GOAL: All lines below must be repeated exactly, with the pictures omitted.

GIVEN MATERIAL:
◆ ◆ ◆ ◆ ◆ ◆ ◆
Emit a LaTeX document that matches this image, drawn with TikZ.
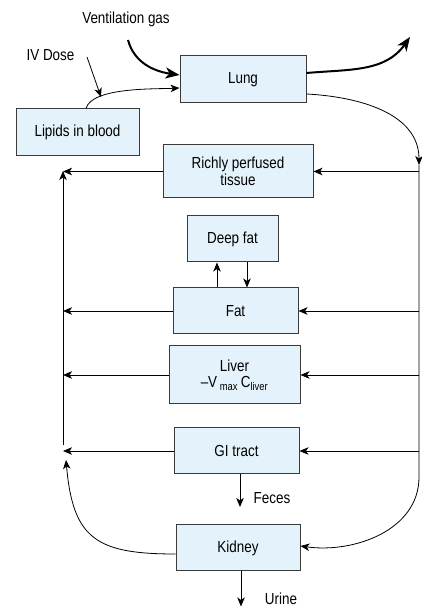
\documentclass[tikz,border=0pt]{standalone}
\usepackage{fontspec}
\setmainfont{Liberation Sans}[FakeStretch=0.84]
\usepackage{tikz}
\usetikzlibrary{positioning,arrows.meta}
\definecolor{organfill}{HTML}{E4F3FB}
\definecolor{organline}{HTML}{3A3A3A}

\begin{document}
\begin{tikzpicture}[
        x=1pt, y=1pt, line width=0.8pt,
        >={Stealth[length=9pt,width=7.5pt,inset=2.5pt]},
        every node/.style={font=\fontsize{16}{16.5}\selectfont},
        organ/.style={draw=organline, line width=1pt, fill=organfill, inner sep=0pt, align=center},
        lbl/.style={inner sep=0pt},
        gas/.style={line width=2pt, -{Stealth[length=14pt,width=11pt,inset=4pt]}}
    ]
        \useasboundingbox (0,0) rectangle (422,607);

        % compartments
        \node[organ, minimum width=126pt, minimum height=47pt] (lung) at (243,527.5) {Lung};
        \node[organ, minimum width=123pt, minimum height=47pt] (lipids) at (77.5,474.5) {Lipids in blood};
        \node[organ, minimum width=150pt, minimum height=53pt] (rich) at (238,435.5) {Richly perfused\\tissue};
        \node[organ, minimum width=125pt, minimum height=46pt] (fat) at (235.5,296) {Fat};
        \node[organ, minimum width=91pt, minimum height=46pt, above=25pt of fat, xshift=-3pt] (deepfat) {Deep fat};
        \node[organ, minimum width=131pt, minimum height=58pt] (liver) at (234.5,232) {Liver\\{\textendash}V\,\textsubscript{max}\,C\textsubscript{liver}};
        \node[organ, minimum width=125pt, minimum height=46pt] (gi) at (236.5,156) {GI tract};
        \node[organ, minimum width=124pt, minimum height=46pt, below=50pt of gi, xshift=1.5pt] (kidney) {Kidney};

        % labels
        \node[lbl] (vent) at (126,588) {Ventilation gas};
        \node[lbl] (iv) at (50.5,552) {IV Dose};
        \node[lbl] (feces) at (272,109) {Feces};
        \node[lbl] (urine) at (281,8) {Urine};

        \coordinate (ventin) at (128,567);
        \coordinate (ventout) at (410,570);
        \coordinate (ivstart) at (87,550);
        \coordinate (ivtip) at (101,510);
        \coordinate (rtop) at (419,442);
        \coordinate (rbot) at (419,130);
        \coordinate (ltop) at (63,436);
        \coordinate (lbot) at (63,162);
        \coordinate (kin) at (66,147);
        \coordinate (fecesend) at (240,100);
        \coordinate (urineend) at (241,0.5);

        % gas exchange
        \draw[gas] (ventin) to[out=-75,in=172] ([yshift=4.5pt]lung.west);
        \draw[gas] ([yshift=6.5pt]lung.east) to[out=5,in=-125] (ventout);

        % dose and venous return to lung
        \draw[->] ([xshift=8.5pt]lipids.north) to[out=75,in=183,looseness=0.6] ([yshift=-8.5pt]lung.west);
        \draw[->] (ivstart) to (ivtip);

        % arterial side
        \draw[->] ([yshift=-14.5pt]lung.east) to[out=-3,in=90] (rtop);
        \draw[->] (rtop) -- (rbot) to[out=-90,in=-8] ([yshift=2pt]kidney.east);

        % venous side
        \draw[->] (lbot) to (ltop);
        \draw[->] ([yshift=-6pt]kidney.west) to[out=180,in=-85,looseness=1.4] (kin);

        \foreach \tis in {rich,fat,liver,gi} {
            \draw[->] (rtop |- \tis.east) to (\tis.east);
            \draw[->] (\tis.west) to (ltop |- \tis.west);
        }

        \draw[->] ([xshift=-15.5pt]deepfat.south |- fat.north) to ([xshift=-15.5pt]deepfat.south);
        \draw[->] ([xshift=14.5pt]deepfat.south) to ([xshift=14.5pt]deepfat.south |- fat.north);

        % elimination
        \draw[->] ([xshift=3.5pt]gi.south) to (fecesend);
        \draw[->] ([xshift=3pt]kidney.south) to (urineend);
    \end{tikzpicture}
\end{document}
◆ ◆ ◆ ◆ ◆ ◆ ◆
ANSWER TO THE TASK:
Emit a LaTeX document that matches this image, drawn with TikZ.
\documentclass[tikz,border=0pt]{standalone}
\usepackage{fontspec}
\setmainfont{Liberation Sans}[FakeStretch=0.84]
\usepackage{tikz}
\usetikzlibrary{positioning,arrows.meta}
\definecolor{organfill}{HTML}{E4F3FB}
\definecolor{organline}{HTML}{3A3A3A}

\begin{document}
\begin{tikzpicture}[
        x=1pt, y=1pt, line width=0.8pt,
        >={Stealth[length=9pt,width=7.5pt,inset=2.5pt]},
        every node/.style={font=\fontsize{16}{16.5}\selectfont},
        organ/.style={draw=organline, line width=1pt, fill=organfill, inner sep=0pt, align=center},
        lbl/.style={inner sep=0pt},
        gas/.style={line width=2pt, -{Stealth[length=14pt,width=11pt,inset=4pt]}}
    ]
        \useasboundingbox (0,0) rectangle (422,607);

        % compartments
        \node[organ, minimum width=126pt, minimum height=47pt] (lung) at (243,527.5) {Lung};
        \node[organ, minimum width=123pt, minimum height=47pt] (lipids) at (77.5,474.5) {Lipids in blood};
        \node[organ, minimum width=150pt, minimum height=53pt] (rich) at (238,435.5) {Richly perfused\\tissue};
        \node[organ, minimum width=125pt, minimum height=46pt] (fat) at (235.5,296) {Fat};
        \node[organ, minimum width=91pt, minimum height=46pt, above=25pt of fat, xshift=-3pt] (deepfat) {Deep fat};
        \node[organ, minimum width=131pt, minimum height=58pt] (liver) at (234.5,232) {Liver\\{\textendash}V\,\textsubscript{max}\,C\textsubscript{liver}};
        \node[organ, minimum width=125pt, minimum height=46pt] (gi) at (236.5,156) {GI tract};
        \node[organ, minimum width=124pt, minimum height=46pt, below=50pt of gi, xshift=1.5pt] (kidney) {Kidney};

        % labels
        \node[lbl] (vent) at (126,588) {Ventilation gas};
        \node[lbl] (iv) at (50.5,552) {IV Dose};
        \node[lbl] (feces) at (272,109) {Feces};
        \node[lbl] (urine) at (281,8) {Urine};

        \coordinate (ventin) at (128,567);
        \coordinate (ventout) at (410,570);
        \coordinate (ivstart) at (87,550);
        \coordinate (ivtip) at (101,510);
        \coordinate (rtop) at (419,442);
        \coordinate (rbot) at (419,130);
        \coordinate (ltop) at (63,436);
        \coordinate (lbot) at (63,162);
        \coordinate (kin) at (66,147);
        \coordinate (fecesend) at (240,100);
        \coordinate (urineend) at (241,0.5);

        % gas exchange
        \draw[gas] (ventin) to[out=-75,in=172] ([yshift=4.5pt]lung.west);
        \draw[gas] ([yshift=6.5pt]lung.east) to[out=5,in=-125] (ventout);

        % dose and venous return to lung
        \draw[->] ([xshift=8.5pt]lipids.north) to[out=75,in=183,looseness=0.6] ([yshift=-8.5pt]lung.west);
        \draw[->] (ivstart) to (ivtip);

        % arterial side
        \draw[->] ([yshift=-14.5pt]lung.east) to[out=-3,in=90] (rtop);
        \draw[->] (rtop) -- (rbot) to[out=-90,in=-8] ([yshift=2pt]kidney.east);

        % venous side
        \draw[->] (lbot) to (ltop);
        \draw[->] ([yshift=-6pt]kidney.west) to[out=180,in=-85,looseness=1.4] (kin);

        \foreach \tis in {rich,fat,liver,gi} {
            \draw[->] (rtop |- \tis.east) to (\tis.east);
            \draw[->] (\tis.west) to (ltop |- \tis.west);
        }

        \draw[->] ([xshift=-15.5pt]deepfat.south |- fat.north) to ([xshift=-15.5pt]deepfat.south);
        \draw[->] ([xshift=14.5pt]deepfat.south) to ([xshift=14.5pt]deepfat.south |- fat.north);

        % elimination
        \draw[->] ([xshift=3.5pt]gi.south) to (fecesend);
        \draw[->] ([xshift=3pt]kidney.south) to (urineend);
    \end{tikzpicture}
\end{document}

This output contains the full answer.